# Whole Sale Price for Brood Frames



## Storm (Apr 6, 2017)

I am looking to purchase frames of capped brood to make up a few NUCs and was wondering what a fair price is - obviously it depends on how well filled out the frames are, but ball park? $20? $25? $30? $40? per frame? Thoughs?


----------



## wertzsteve (Dec 28, 2015)

that's a good question. anybody?


----------



## mike17l (Jun 22, 2012)

Wholesale or for a few nucs? If wholesale you can expect $25/frame, perhaps a little less if you buy enough. If only for a few nucs, you probably cannot find anyone willing to sell them, so expect to pay more.


----------



## jooky (Mar 18, 2016)

people do this? sounds like a great way to spread disease and mites


----------



## JWPalmer (May 1, 2017)

Check your state bee laws about buying drawn comb. Then find out how much a nuc sells for in your area. Around here, a five frame nuc has three frames of brood, a frame of honey and foundation the bees are drawing out.

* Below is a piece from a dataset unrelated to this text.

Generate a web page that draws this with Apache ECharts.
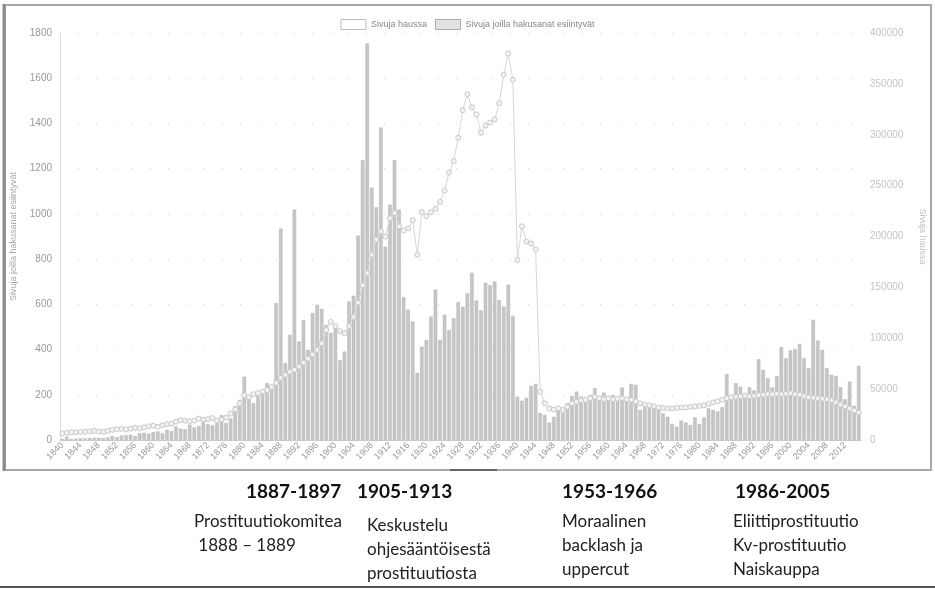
<!DOCTYPE html>
<html>
<head>
<meta charset="utf-8">
<title>Sivuja haussa / Sivuja joilla hakusanat esiintyvät</title>
<script src="https://cdn.jsdelivr.net/npm/echarts@6/dist/echarts.min.js"></script>
<style>
  html, body { margin: 0; padding: 0; background: #fff; }
  #chart { width: 935px; height: 589px; }
</style>
</head>
<body>
<div id="chart"></div>
<script>
// vuodet 1840-2015
var years = []
for (var y = 1840; y <= 2015; y++) years.push(String(y))

// Sivuja joilla hakusanat esiintyvät (vasen akseli)
var hits = [
  5, 15, 5, 6, 8, 8, 9, 10, 10, 9,
  12, 18, 12, 20, 22, 24, 18, 30, 32, 28,
  35, 38, 30, 45, 40, 60, 50, 48, 68, 55,
  62, 95, 70, 65, 80, 110, 75, 95, 150, 177,
  280, 192, 163, 207, 207, 252, 236, 606, 935, 340,
  465, 1019, 435, 529, 399, 562, 598, 580, 509, 474,
  509, 354, 391, 613, 638, 904, 1237, 1754, 1116, 1029,
  1382, 855, 1041, 1237, 1019, 631, 576, 524, 297, 413,
  443, 546, 665, 443, 554, 486, 538, 610, 589, 649,
  740, 617, 573, 695, 685, 701, 618, 590, 687, 549,
  192, 174, 187, 239, 248, 120, 111, 77, 103, 133,
  121, 163, 195, 214, 192, 186, 199, 230, 177, 210,
  177, 199, 177, 232, 180, 248, 244, 133, 145, 151,
  151, 145, 118, 103, 71, 59, 86, 77, 66, 100,
  71, 100, 140, 133, 126, 145, 292, 192, 251, 236,
  192, 233, 219, 357, 310, 273, 232, 283, 411, 362,
  396, 402, 425, 362, 318, 532, 440, 399, 318, 288,
  283, 233, 180, 258, 151, 328
]

// Sivuja haussa (oikea akseli)
var pages = [
  6500, 7000, 7500, 7500, 8000, 8000, 8500, 9000, 8500, 8000,
  9000, 10000, 10500, 11000, 10500, 11000, 12000, 11500, 12500, 13500,
  14000, 13000, 14500, 15500, 16000, 18000, 19500, 19000, 18500, 19000,
  21000, 20000, 20500, 21500, 19000, 20000, 22000, 26000, 30000, 36000,
  44000, 42000, 45000, 46000, 47500, 49000, 52000, 56000, 61000, 64000,
  67000, 69000, 72000, 76000, 80000, 84000, 88500, 95000, 108000, 116000,
  112000, 107000, 105000, 112000, 121000, 135000, 152000, 164000, 182000, 197000,
  205000, 200000, 218000, 223000, 210000, 206000, 208000, 216000, 182000, 224000,
  220000, 224000, 227000, 234000, 245000, 263000, 274000, 297000, 324000, 340000,
  327000, 320000, 302000, 309000, 312000, 315000, 331000, 359000, 380000, 354000,
  177000, 210000, 195000, 193000, 187000, 47500, 36000, 31000, 30000, 31000,
  29500, 32500, 36000, 37500, 39000, 39500, 41000, 42500, 41000, 40000,
  41000, 40000, 40500, 41000, 40000, 39500, 38000, 36000, 35000, 34000,
  33000, 32000, 31500, 31000, 31000, 31500, 32000, 32000, 32500, 33000,
  33500, 34000, 35500, 37000, 38000, 39500, 41000, 42000, 42500, 43000,
  43500, 43000, 43500, 44000, 44500, 45000, 45000, 45500, 45000, 45500,
  46000, 45000, 44500, 43000, 42000, 41500, 41000, 40500, 40000, 39000,
  37000, 35000, 33000, 31000, 29000, 27000
]

var periods = ['1887-1897', '1905-1913', '1953-1966', '1986-2005']
var notes = [
  'Prostituutiokomitea\n 1888 – 1889',
  'Keskustelu\nohjesääntöisestä\nprostituutiosta',
  'Moraalinen\nbacklash ja\nuppercut',
  'Eliittiprostituutio\nKv-prostituutio\nNaiskauppa'
]

var headX = [246, 357, 562, 735]
var noteX = [194, 367, 562, 733]
var noteY = [510, 514, 510, 510]

var chart = echarts.init(document.getElementById('chart'))

var graphics = [
  // kehys
  { type: 'rect', shape: { x: 5, y: 5, width: 926, height: 465 },
    style: { fill: 'none', stroke: '#a8a8a8', lineWidth: 2 } },
  { type: 'line', shape: { x1: 4, y1: 4, x2: 4, y2: 471 },
    style: { stroke: '#8a8a8a', lineWidth: 3 } },
  { type: 'line', shape: { x1: 450, y1: 470, x2: 497, y2: 470 },
    style: { stroke: '#666', lineWidth: 2 } },
  { type: 'line', shape: { x1: 0, y1: 587, x2: 935, y2: 587 },
    style: { stroke: '#555', lineWidth: 2 } }
]
periods.forEach(function (p, i) {
  graphics.push({
    type: 'text', x: headX[i], y: 482,
    style: { text: p, fontFamily: 'Lato', fontWeight: 'bold', fontSize: 19, fill: '#111', verticalAlign: 'top' }
  })
  graphics.push({
    type: 'text', x: noteX[i], y: noteY[i],
    style: { text: notes[i], fontFamily: 'Lato', fontSize: 17, lineHeight: 24, fill: '#222', verticalAlign: 'top' }
  })
})

var plain = function (v) { return String(v) }

chart.setOption({
  animation: false,
  textStyle: { fontFamily: 'Liberation Sans' },
  legend: {
    top: 14,
    left: 'center',
    icon: 'rect',
    itemWidth: 25,
    itemHeight: 10,
    itemGap: 8,
    textStyle: { fontSize: 9, color: '#888' },
    data: [
      { name: 'Sivuja haussa', itemStyle: { color: '#fff', borderColor: '#bbb', borderWidth: 1 } },
      { name: 'Sivuja joilla hakusanat esiintyvät', itemStyle: { color: '#e2e2e2', borderColor: '#aaa', borderWidth: 1 } }
    ]
  },
  grid: {
    left: 60,
    top: 33,
    width: 805,
    height: 407
  },
  graphic: graphics,
  xAxis: {
    type: 'category',
    data: years,
    axisLine: { lineStyle: { color: '#ccc' } },
    axisTick: { show: false },
    axisLabel: { interval: 3, rotate: 45, fontSize: 9, color: '#999', margin: 4 },
    splitLine: { show: false }
  },
  yAxis: [{
    type: 'value',
    min: 0,
    max: 1800,
    interval: 200,
    name: 'Sivuja joilla hakusanat esiintyvät',
    nameLocation: 'middle',
    nameGap: 42,
    nameTextStyle: { fontSize: 9, color: '#aaa' },
    axisLine: { show: true, lineStyle: { color: '#ddd' } },
    axisTick: { show: false },
    axisLabel: { fontSize: 10, color: '#999', margin: 8, formatter: plain },
    splitLine: { lineStyle: { color: '#d4d4d4', type: [1, 17] } }
  }, {
    type: 'value',
    position: 'right',
    min: 0,
    max: 400000,
    interval: 50000,
    name: 'Sivuja haussa',
    nameLocation: 'middle',
    nameRotate: -90,
    nameGap: 57,
    nameTextStyle: { fontSize: 9, color: '#c4c4c4' },
    axisLine: { show: false },
    axisTick: { show: false },
    axisLabel: { fontSize: 10, color: '#c4c4c4', margin: 9, formatter: plain },
    splitLine: { show: false }
  }],
  series: [{
    name: 'Sivuja joilla hakusanat esiintyvät',
    type: 'bar',
    data: hits,
    barCategoryGap: '22%',
    itemStyle: { color: '#c6c6c6', borderColor: '#b5b5b5', borderWidth: 0.5 }
  }, {
    name: 'Sivuja haussa',
    type: 'line',
    yAxisIndex: 1,
    data: pages,
    symbol: 'circle',
    symbolSize: 5,
    showAllSymbol: true,
    z: 3,
    lineStyle: { color: '#d6d6d6', width: 1 },
    itemStyle: { color: '#f2f2f2', borderColor: '#c8c8c8', borderWidth: 1 }
  }]
})
</script>
</body>
</html>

Since the foundation and the honey are not worth a whole lot, most of the price of a nuc would be the queen and the brood frames. I would expect $40 per deep frame.


----------



## snl (Nov 20, 2009)

jooky said:


> people do this? sounds like a great way to spread disease and mites


Yes, maybe not a lot, but it’s done. No different than buying a nuc with brood.


----------



## Tree (Oct 17, 2016)

here they sell from $30-$50 per frame


----------



## Tim KS (May 9, 2014)

Storm said:


> I am looking to purchase frames of capped brood to make up a few NUCs and was wondering what a fair price is - obviously it depends on how well filled out the frames are, but ball park? $20? $25? $30? $40? per frame? Thoughs?


I presume you want the nurse bees to cover them......I wouldn't sell mine for less than $40.


----------